Pittsburgh Post-Gazette (November 20, 2017) – For a regulatory agency dedicated to protecting investors, the Financial Industry Regulatory Authority has some explaining to do.
Thus sayeth a group of lawyers who do battle with FINRA on behalf of investors. FINRA is the private Wall Street regulator policing brokers and their firms. Oversight is provided by the U.S. Securities and Exchange Commission.
The lawyers — members of the Public Investors Arbitration Bar Association — take issue with a handful of people that FINRA has chosen to represent the public on the organization’s board.
They include: Eileen Murray, co-CEO of $160 billion Bridgewater Associates, the world’s largest hedge fund; Shelley Lazarus, a director of Blackstone Group, a $385 billion investment management firm; and William Heyman, the chief investment officer of The Travelers Companies. The lawyers say Mr. Heyman has been on FINRA’s board 14 years even though the organization’s bylaws limit public directors to three, two-year terms.
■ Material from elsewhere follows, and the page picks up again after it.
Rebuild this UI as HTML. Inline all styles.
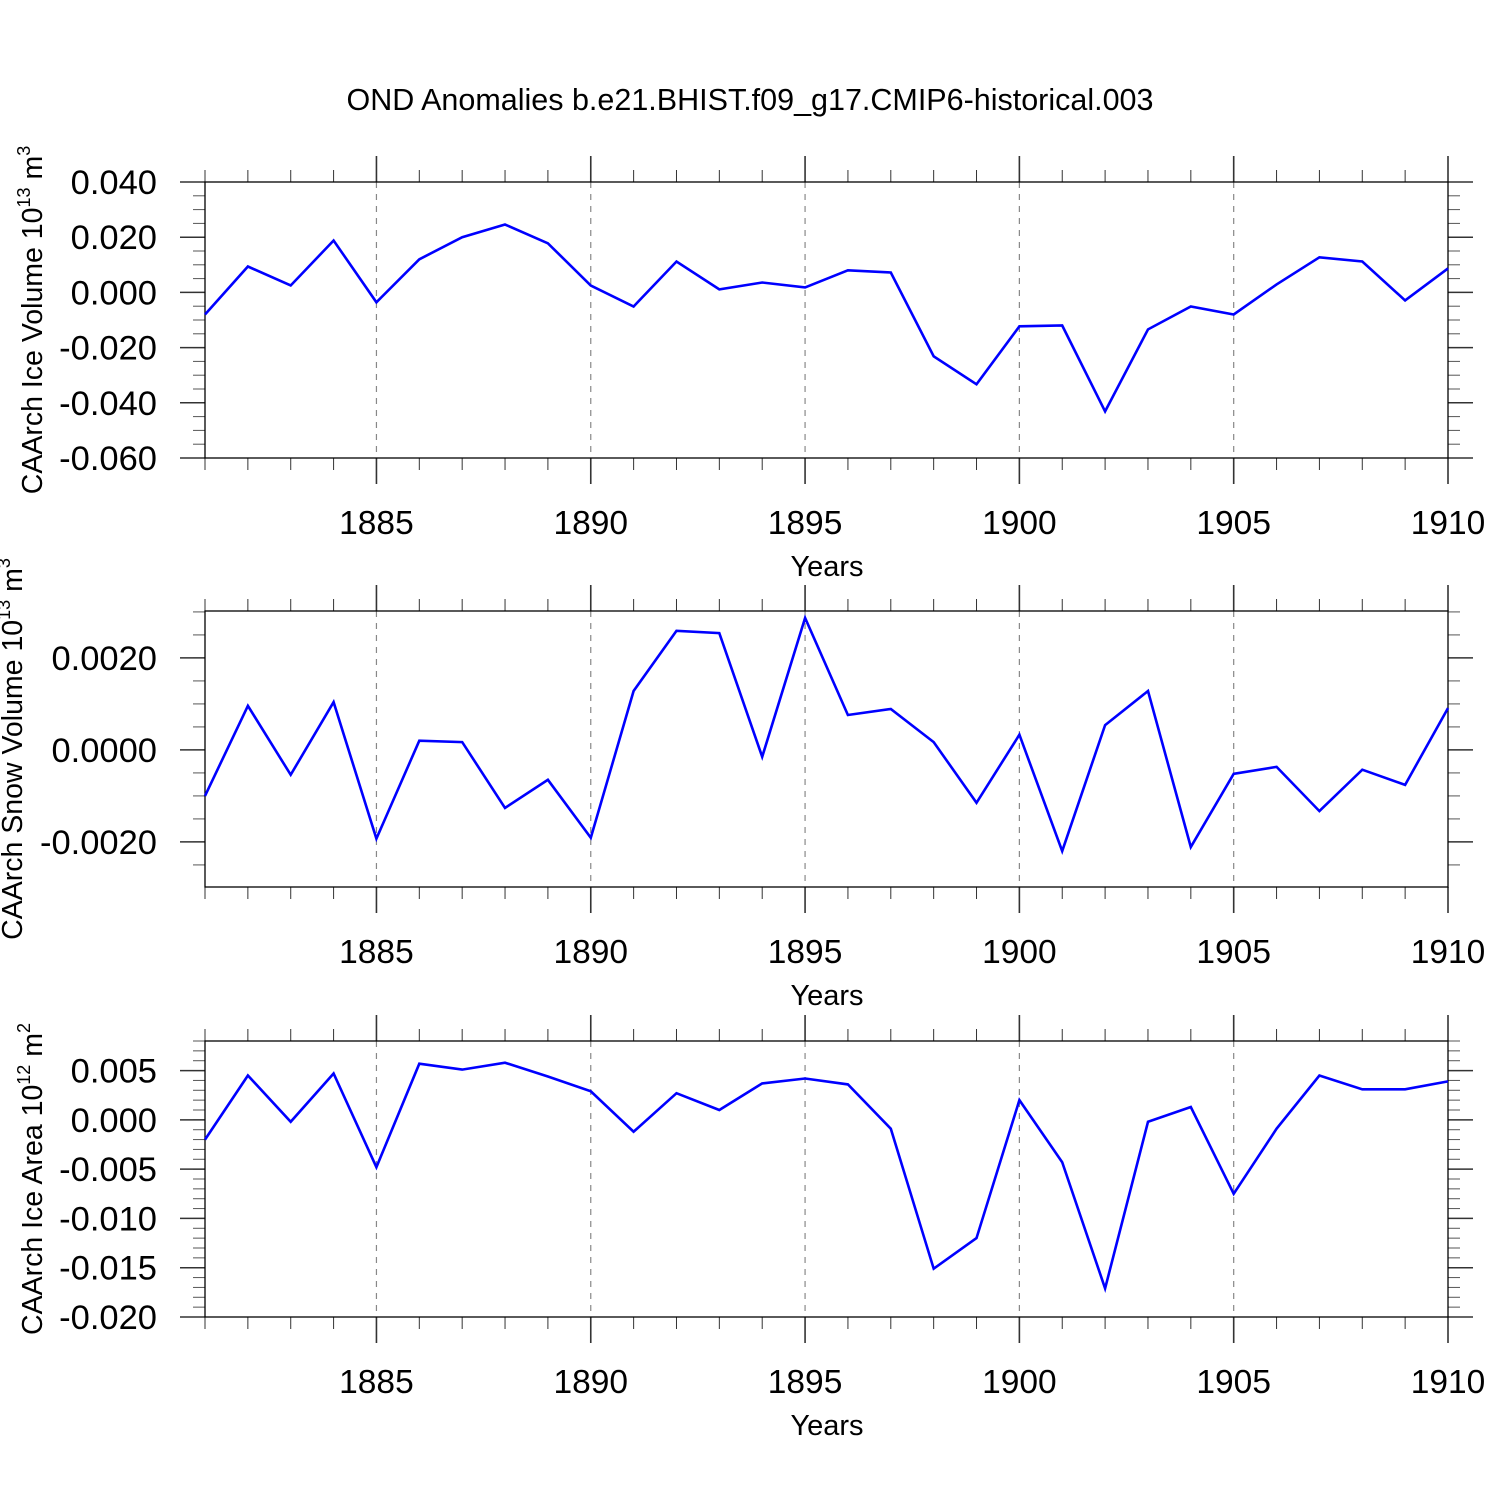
<!DOCTYPE html>
<html><head><meta charset="utf-8"><style>
html,body{margin:0;padding:0;background:#fff;}
svg{display:block;font-family:"Liberation Sans",sans-serif;}
</style></head><body>
<svg id="chart" width="1500" height="1500" viewBox="0 0 1500 1500">
<text x="750" y="110" text-anchor="middle" font-size="30.5">OND Anomalies b.e21.BHIST.f09_g17.CMIP6-historical.003</text>
</svg>
<script>
const years = [1881,1882,1883,1884,1885,1886,1887,1888,1889,1890,1891,1892,1893,1894,1895,1896,1897,1898,1899,1900,1901,1902,1903,1904,1905,1906,1907,1908,1909,1910];
const iceVolume = [-0.008,0.0094,0.0025,0.0188,-0.0036,0.012,0.020,0.0246,0.0178,0.0025,-0.0051,0.0112,0.0011,0.0036,0.0018,0.008,0.0072,-0.0232,-0.0333,-0.0123,-0.012,-0.0431,-0.0134,-0.0051,-0.008,0.0029,0.0127,0.0112,-0.0029,0.0087];
const snowVolume = [-0.0010,0.00096,-0.00054,0.00104,-0.00193,0.0002,0.00017,-0.00126,-0.00065,-0.00191,0.00128,0.00259,0.00254,-0.00015,0.00287,0.00076,0.00089,0.00017,-0.00115,0.00033,-0.0022,0.00054,0.00128,-0.00211,-0.00052,-0.00037,-0.00133,-0.00043,-0.00076,0.00091];
const iceArea = [-0.0020,0.0045,-0.0002,0.0047,-0.0048,0.0057,0.0051,0.0058,0.0044,0.0029,-0.0012,0.0027,0.0010,0.0037,0.0042,0.0036,-0.0009,-0.0151,-0.0120,0.0020,-0.0043,-0.0171,-0.0002,0.0013,-0.0075,-0.0009,0.0045,0.0031,0.0031,0.0039];
const xTickLabels = ["1885","1890","1895","1900","1905","1910"];
const iceVolumeTicks = ["0.040","0.020","0.000","-0.020","-0.040","-0.060"];
const snowVolumeTicks = ["0.0020","0.0000","-0.0020"];
const iceAreaTicks = ["0.005","0.000","-0.005","-0.010","-0.015","-0.020"];

const NS="http://www.w3.org/2000/svg";
const svg=document.getElementById('chart');
function mk(tag,attrs,parent){const e=document.createElementNS(NS,tag);for(const k in attrs)e.setAttribute(k,attrs[k]);(parent||svg).appendChild(e);return e;}
const X0=205,X1=1448,xmin=1881,xmax=1910;
function xs(v){return X0+(v-xmin)/(xmax-xmin)*(X1-X0);}

function panel(cfg){
  const g=mk('g',{});
  
  
  const ys=v=>cfg.bot+(v-cfg.ymin)/(cfg.ymax-cfg.ymin)*(cfg.top-cfg.bot);
  for(let y=1885;y<=1905;y+=5){
    const l=mk('line',{x1:xs(y),x2:xs(y),y1:cfg.top,y2:cfg.bot,stroke:'#888','stroke-width':1.2,'stroke-dasharray':'6,6'},g);
    
    
  }
  for(let y=xmin;y<=xmax;y++){
    const major=y%5===0; const len=major?26:12;
    mk('line',{x1:xs(y),x2:xs(y),y1:cfg.top-len,y2:cfg.top,stroke:'#333','stroke-width':major?1.6:1},g);
    mk('line',{x1:xs(y),x2:xs(y),y1:cfg.bot,y2:cfg.bot+len,stroke:'#333','stroke-width':major?1.6:1},g);
  }
  xTickLabels.forEach(t=>{
    const tx=mk('text',{x:xs(+t),y:cfg.bot+76,'text-anchor':'middle','font-size':33.5},g);
    tx.textContent=t;
    
    
  });
  const start=Math.ceil(cfg.ymin/cfg.minor-1e-6)*cfg.minor;
  for(let v=start;v<=cfg.ymax+1e-9;v+=cfg.minor){
    const y=ys(v);
    mk('line',{x1:X0-12,x2:X0,y1:y,y2:y,stroke:'#555','stroke-width':1},g);
    mk('line',{x1:X1,x2:X1+12,y1:y,y2:y,stroke:'#555','stroke-width':1},g);
  }
  cfg.ticks.forEach(t=>{
    const y=ys(parseFloat(t));
    mk('line',{x1:X0-25,x2:X0,y1:y,y2:y,stroke:'#333','stroke-width':1.5},g);
    mk('line',{x1:X1,x2:X1+25,y1:y,y2:y,stroke:'#333','stroke-width':1.5},g);
    const tx=mk('text',{x:157,y:y+12,'text-anchor':'end','font-size':34.5},g);
    tx.textContent=t;
    
    
  });
  const box=mk('rect',{x:X0,y:cfg.top,width:X1-X0,height:cfg.bot-cfg.top,fill:'none',stroke:'#000','stroke-width':1.3},g);
  
  
  const pts=years.map((yr,i)=>xs(yr).toFixed(1)+','+ys(cfg.data[i]).toFixed(1)).join(' ');
  const pl=mk('polyline',{points:pts,fill:'none',stroke:'#0000ff','stroke-width':2.6,'stroke-linejoin':'miter'},g);
  
  
  const xt=mk('text',{x:827,y:cfg.bot+118,'text-anchor':'middle','font-size':29},g);
  xt.textContent='Years';
  
  
  const yt=mk('text',{transform:`translate(${cfg.ytx},${(cfg.top+cfg.bot)/2}) rotate(-90)`,'text-anchor':'middle','font-size':28.5},g);
  yt.innerHTML=cfg.ytitle;
  
  
}
panel({name:'ice-volume-panel',top:182,bot:458,ymin:-0.06,ymax:0.04,minor:0.005,ticks:iceVolumeTicks,data:iceVolume,ytx:42,
  ytitle:'CAArch Ice Volume 10<tspan font-size="18" dy="-12">13</tspan><tspan dy="12"> m</tspan><tspan font-size="18" dy="-12">3</tspan>'});
panel({name:'snow-volume-panel',top:611,bot:887,ymin:-0.00298,ymax:0.00302,minor:0.0005,ticks:snowVolumeTicks,data:snowVolume,ytx:22,
  ytitle:'CAArch Snow Volume 10<tspan font-size="18" dy="-12">13</tspan><tspan dy="12"> m</tspan><tspan font-size="18" dy="-12">3</tspan>'});
panel({name:'ice-area-panel',top:1041,bot:1317,ymin:-0.02,ymax:0.008,minor:0.001,ticks:iceAreaTicks,data:iceArea,ytx:42,
  ytitle:'CAArch Ice Area 10<tspan font-size="18" dy="-12">12</tspan><tspan dy="12"> m</tspan><tspan font-size="18" dy="-12">2</tspan>'});
</script>
</body></html>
“Our primary concern is that an organization dedicated to investor protection should have more persons [who] have spent time as investor advocates on its governing board,” said Benjamin Edwards, a University of Nevada, Las Vegas law professor.
Mr. Edwards and Chicago attorney Andrew Stoltmann, who is president of the lawyers group, told reporters on a conference call Wednesday that six of the 13 so-called FINRA board members who are supposed to represent the public have ties to the investment industry and other conflicts of interest.
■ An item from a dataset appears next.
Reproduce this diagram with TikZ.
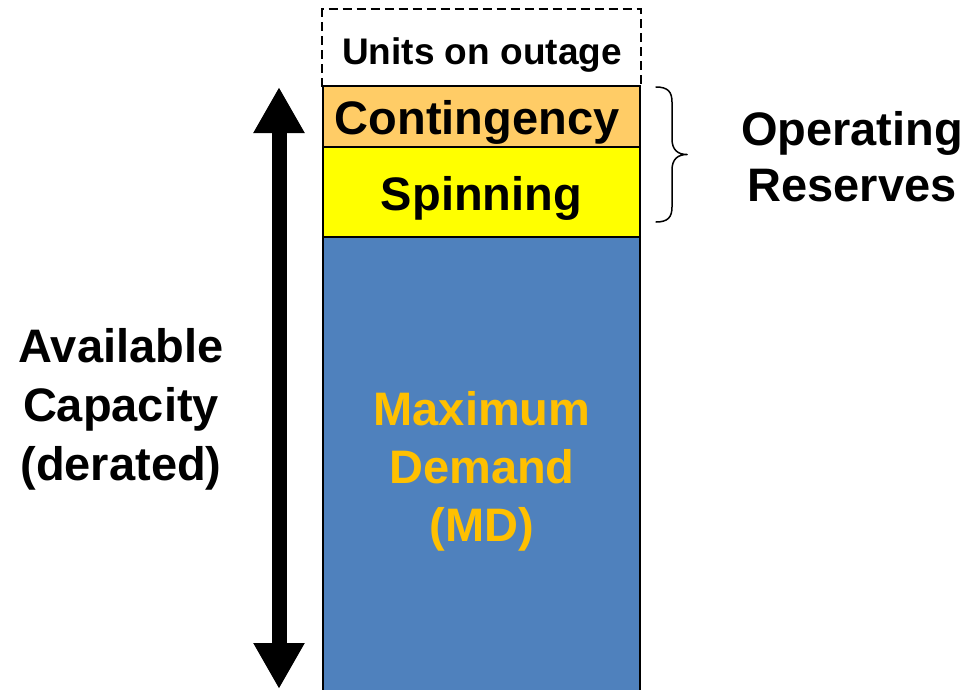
\documentclass[tikz,border=0pt]{standalone}
\usepackage{fontspec}
\setmainfont{Liberation Sans}
\usetikzlibrary{arrows.meta}
\definecolor{mdblue}{HTML}{4F81BD}
\definecolor{contorange}{HTML}{FFCC66}
\definecolor{spinyellow}{HTML}{FFFF00}
\definecolor{mdgold}{HTML}{FFC000}
\begin{document}
\begin{tikzpicture}[x=1pt,y=-1pt,
  blockbox/.style={rectangle, inner sep=0pt, minimum width=317pt, line width=1.6pt},
  lbl/.style={inner sep=0pt, anchor=base, align=center, font=\bfseries\fontsize{47}{58}\selectfont},
  bigarrow/.style={line width=15pt, {Triangle[length=46pt,width=48pt]}-{Triangle[length=46pt,width=48pt]}},
  bracestyle/.style={line width=1.5pt, line cap=round, line join=round}
]
\clip (0,0) rectangle (969,689);
\fill[white] (0,0) rectangle (969,689);

% blocks
\node[blockbox, fill=mdblue, draw=black, minimum height=483pt] (md) at (481.5,478.5) {};
\node[blockbox, fill=spinyellow, draw=black, minimum height=90pt] (spin) at (481.5,192) {};
\node[blockbox, fill=contorange, draw=black, minimum height=61pt] (cont) at (481.5,116.5) {};
\node[blockbox, minimum height=76pt] (outage) at (481.5,48) {};
\draw[line width=1.8pt, dash pattern=on 9pt off 5pt]
  (outage.south west) -- (outage.north west) -- (outage.north east) -- (outage.south east);

% texts in blocks (base anchor = baseline of the last line)
\node[lbl, font=\bfseries\fontsize{37}{44}\selectfont] (tunits) at (482,64) {Units on outage};
\node[lbl] (tcont) at (477,134) {Contingency};
\node[lbl] (tspin) at (481.5,210) {Spinning};
\node[lbl, text=mdgold] (tmd) at (482,541) {Maximum\\Demand\\(MD)};

% arrow
\coordinate (atop) at (279,87);
\coordinate (abot) at (279,689);
\draw[bigarrow] (abot) -- (atop);
\node[lbl, font=\bfseries\fontsize{47}{59}\selectfont] (tavail) at (121,480) {Available\\Capacity\\(derated)};

% brace
\coordinate (brtop) at (656,87);
\coordinate (brbot) at (656,222);
\coordinate (brtip) at (687,154.5);
\draw[bracestyle] (brtop) .. controls (668,87) and (672,92) .. (672,102)
  -- (672,139) .. controls (672,150) and (678,154.5) .. (brtip)
  .. controls (678,154.5) and (672,159) .. (672,170)
  -- (672,207) .. controls (672,217) and (668,222) .. (brbot);
\node[lbl, font=\bfseries\fontsize{47}{56}\selectfont] (tres) at (852,201) {Operating\\Reserves};
\end{tikzpicture}
\end{document}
FINRA’s board also has 10 governors who represent the industry. The combination of those 10 and the industry-tainted “public” governors “allows the securities industry to exert substantial control over FINRA operations,” Mr. Stoltmann told reporters.
Asked why the regulator would appoint so many industry insiders to its leadership team, Mr. Edwards said: “They may think the most-qualified people are the people who look like themselves.”
FINRA defended what it said is “a robust appointment process.”
Whether they represent the industry or the public, directors are “responsible for serving in an unbiased and objective manner, and voting on matters for the good of the investors, industry and marketplace,” the agency said in an emailed statement.
“Board members need to have an understanding of the issues … and an ability to apply their knowledge and expertise to those issues,” it added.
Why should investors care about the governance of FINRA, which most of them couldn’t distinguish from the alphabet soup of agencies residing in the nation’s capital?
Because any investors who have a problem with a broker or brokerage firm will more likely than not have to turn to FINRA for help.
A 1987 U.S. Supreme Court decision allowed brokerage firms to force investors to sign agreements requiring that any disputes be submitted to arbitration rather than being taken to court.
FINRA oversees those arbitration proceedings, so the policies approved by its board have a lot do with how investor interests are protected through arbitration.
Investors should also be concerned on a broader front.
Last month, Congress overturned a Consumer Financial Protection Bureau rule that made it easier for consumers to file class-action lawsuits against banks and credit card companies. The bureau, created in the wake of the 2008 financial crisis, was intended to protect consumers and investors from the kinds of abuses that contributed to the crisis.
But Republicans like House Financial Services Committee chairman Jeb Hensarling, R-Texas, who thinks CFPB head Richard Cordray epitomizes “capricious, unaccountable bureaucrats,” have other ideas of what constitutes consumer protection. Mr. Cordray announced Wednesday he will resign at the end of the month.
Another group that thinks it knows best when it comes to protecting investors is the financial industry interests balking at the fiduciary rule, which requires advisers to put their clients’ interests ahead of their own.
At a time when consumer protections are being challenged on a broad front, investors have to hold on to any protections they can. Even if it’s only 10 seats on the board of a regulator that few investors even know exists.